#### Task goal
Write the data out again in full, with no departure from the original.

━━ Data

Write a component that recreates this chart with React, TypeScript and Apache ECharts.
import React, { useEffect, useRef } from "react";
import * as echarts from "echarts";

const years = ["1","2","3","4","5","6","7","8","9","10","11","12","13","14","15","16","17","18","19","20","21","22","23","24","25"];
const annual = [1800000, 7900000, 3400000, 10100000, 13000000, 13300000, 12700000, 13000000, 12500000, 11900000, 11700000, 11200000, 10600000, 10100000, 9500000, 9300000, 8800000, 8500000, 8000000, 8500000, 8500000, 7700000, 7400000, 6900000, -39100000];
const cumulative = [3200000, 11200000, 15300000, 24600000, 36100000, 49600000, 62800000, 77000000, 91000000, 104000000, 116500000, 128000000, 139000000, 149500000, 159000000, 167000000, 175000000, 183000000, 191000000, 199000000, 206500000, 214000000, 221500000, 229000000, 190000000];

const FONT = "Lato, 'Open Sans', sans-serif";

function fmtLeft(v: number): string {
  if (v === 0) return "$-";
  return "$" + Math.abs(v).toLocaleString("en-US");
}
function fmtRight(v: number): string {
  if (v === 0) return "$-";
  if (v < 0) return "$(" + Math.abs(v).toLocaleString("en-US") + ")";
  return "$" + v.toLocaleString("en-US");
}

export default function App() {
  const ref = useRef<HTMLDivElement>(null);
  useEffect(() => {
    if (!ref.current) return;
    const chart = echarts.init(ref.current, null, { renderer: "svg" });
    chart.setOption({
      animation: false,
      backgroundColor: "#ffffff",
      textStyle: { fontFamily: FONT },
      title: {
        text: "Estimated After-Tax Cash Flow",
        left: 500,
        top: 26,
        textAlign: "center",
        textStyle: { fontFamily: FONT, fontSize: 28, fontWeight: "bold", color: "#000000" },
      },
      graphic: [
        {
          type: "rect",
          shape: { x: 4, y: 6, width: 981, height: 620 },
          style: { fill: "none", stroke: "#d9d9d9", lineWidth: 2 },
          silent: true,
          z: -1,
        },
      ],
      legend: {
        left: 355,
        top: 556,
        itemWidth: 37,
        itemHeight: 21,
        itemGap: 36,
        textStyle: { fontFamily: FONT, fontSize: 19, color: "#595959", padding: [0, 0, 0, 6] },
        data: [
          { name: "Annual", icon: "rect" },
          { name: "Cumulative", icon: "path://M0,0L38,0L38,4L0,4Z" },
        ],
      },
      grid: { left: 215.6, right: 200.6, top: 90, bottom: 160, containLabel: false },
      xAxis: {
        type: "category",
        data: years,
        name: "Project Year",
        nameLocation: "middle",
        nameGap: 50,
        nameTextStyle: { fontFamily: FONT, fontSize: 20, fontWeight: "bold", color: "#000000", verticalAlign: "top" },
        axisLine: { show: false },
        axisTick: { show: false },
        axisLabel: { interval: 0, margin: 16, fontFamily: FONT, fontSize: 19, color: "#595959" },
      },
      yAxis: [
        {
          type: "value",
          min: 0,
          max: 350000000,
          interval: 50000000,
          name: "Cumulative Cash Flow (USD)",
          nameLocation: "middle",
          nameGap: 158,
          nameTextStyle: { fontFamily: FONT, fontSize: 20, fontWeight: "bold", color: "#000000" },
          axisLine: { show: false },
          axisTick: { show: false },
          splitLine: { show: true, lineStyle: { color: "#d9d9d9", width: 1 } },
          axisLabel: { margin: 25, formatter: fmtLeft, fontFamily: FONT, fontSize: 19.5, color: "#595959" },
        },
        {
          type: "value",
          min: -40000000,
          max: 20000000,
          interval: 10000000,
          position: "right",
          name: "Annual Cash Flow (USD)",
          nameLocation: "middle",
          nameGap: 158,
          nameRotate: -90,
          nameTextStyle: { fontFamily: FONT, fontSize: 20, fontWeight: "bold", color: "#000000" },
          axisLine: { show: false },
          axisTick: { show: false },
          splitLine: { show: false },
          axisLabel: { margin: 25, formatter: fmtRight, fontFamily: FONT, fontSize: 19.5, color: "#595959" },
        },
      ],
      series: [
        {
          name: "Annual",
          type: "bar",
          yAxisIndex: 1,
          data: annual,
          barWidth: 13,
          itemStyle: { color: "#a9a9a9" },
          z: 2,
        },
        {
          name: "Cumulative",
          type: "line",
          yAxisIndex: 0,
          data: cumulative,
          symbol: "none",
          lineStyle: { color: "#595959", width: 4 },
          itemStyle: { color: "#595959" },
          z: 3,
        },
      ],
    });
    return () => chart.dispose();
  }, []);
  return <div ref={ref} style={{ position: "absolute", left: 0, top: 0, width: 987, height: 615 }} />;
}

━━━━

#### Full answer
Write a component that recreates this chart with React, TypeScript and Apache ECharts.
import React, { useEffect, useRef } from "react";
import * as echarts from "echarts";

const years = ["1","2","3","4","5","6","7","8","9","10","11","12","13","14","15","16","17","18","19","20","21","22","23","24","25"];
const annual = [1800000, 7900000, 3400000, 10100000, 13000000, 13300000, 12700000, 13000000, 12500000, 11900000, 11700000, 11200000, 10600000, 10100000, 9500000, 9300000, 8800000, 8500000, 8000000, 8500000, 8500000, 7700000, 7400000, 6900000, -39100000];
const cumulative = [3200000, 11200000, 15300000, 24600000, 36100000, 49600000, 62800000, 77000000, 91000000, 104000000, 116500000, 128000000, 139000000, 149500000, 159000000, 167000000, 175000000, 183000000, 191000000, 199000000, 206500000, 214000000, 221500000, 229000000, 190000000];

const FONT = "Lato, 'Open Sans', sans-serif";

function fmtLeft(v: number): string {
  if (v === 0) return "$-";
  return "$" + Math.abs(v).toLocaleString("en-US");
}
function fmtRight(v: number): string {
  if (v === 0) return "$-";
  if (v < 0) return "$(" + Math.abs(v).toLocaleString("en-US") + ")";
  return "$" + v.toLocaleString("en-US");
}

export default function App() {
  const ref = useRef<HTMLDivElement>(null);
  useEffect(() => {
    if (!ref.current) return;
    const chart = echarts.init(ref.current, null, { renderer: "svg" });
    chart.setOption({
      animation: false,
      backgroundColor: "#ffffff",
      textStyle: { fontFamily: FONT },
      title: {
        text: "Estimated After-Tax Cash Flow",
        left: 500,
        top: 26,
        textAlign: "center",
        textStyle: { fontFamily: FONT, fontSize: 28, fontWeight: "bold", color: "#000000" },
      },
      graphic: [
        {
          type: "rect",
          shape: { x: 4, y: 6, width: 981, height: 620 },
          style: { fill: "none", stroke: "#d9d9d9", lineWidth: 2 },
          silent: true,
          z: -1,
        },
      ],
      legend: {
        left: 355,
        top: 556,
        itemWidth: 37,
        itemHeight: 21,
        itemGap: 36,
        textStyle: { fontFamily: FONT, fontSize: 19, color: "#595959", padding: [0, 0, 0, 6] },
        data: [
          { name: "Annual", icon: "rect" },
          { name: "Cumulative", icon: "path://M0,0L38,0L38,4L0,4Z" },
        ],
      },
      grid: { left: 215.6, right: 200.6, top: 90, bottom: 160, containLabel: false },
      xAxis: {
        type: "category",
        data: years,
        name: "Project Year",
        nameLocation: "middle",
        nameGap: 50,
        nameTextStyle: { fontFamily: FONT, fontSize: 20, fontWeight: "bold", color: "#000000", verticalAlign: "top" },
        axisLine: { show: false },
        axisTick: { show: false },
        axisLabel: { interval: 0, margin: 16, fontFamily: FONT, fontSize: 19, color: "#595959" },
      },
      yAxis: [
        {
          type: "value",
          min: 0,
          max: 350000000,
          interval: 50000000,
          name: "Cumulative Cash Flow (USD)",
          nameLocation: "middle",
          nameGap: 158,
          nameTextStyle: { fontFamily: FONT, fontSize: 20, fontWeight: "bold", color: "#000000" },
          axisLine: { show: false },
          axisTick: { show: false },
          splitLine: { show: true, lineStyle: { color: "#d9d9d9", width: 1 } },
          axisLabel: { margin: 25, formatter: fmtLeft, fontFamily: FONT, fontSize: 19.5, color: "#595959" },
        },
        {
          type: "value",
          min: -40000000,
          max: 20000000,
          interval: 10000000,
          position: "right",
          name: "Annual Cash Flow (USD)",
          nameLocation: "middle",
          nameGap: 158,
          nameRotate: -90,
          nameTextStyle: { fontFamily: FONT, fontSize: 20, fontWeight: "bold", color: "#000000" },
          axisLine: { show: false },
          axisTick: { show: false },
          splitLine: { show: false },
          axisLabel: { margin: 25, formatter: fmtRight, fontFamily: FONT, fontSize: 19.5, color: "#595959" },
        },
      ],
      series: [
        {
          name: "Annual",
          type: "bar",
          yAxisIndex: 1,
          data: annual,
          barWidth: 13,
          itemStyle: { color: "#a9a9a9" },
          z: 2,
        },
        {
          name: "Cumulative",
          type: "line",
          yAxisIndex: 0,
          data: cumulative,
          symbol: "none",
          lineStyle: { color: "#595959", width: 4 },
          itemStyle: { color: "#595959" },
          z: 3,
        },
      ],
    });
    return () => chart.dispose();
  }, []);
  return <div ref={ref} style={{ position: "absolute", left: 0, top: 0, width: 987, height: 615 }} />;
}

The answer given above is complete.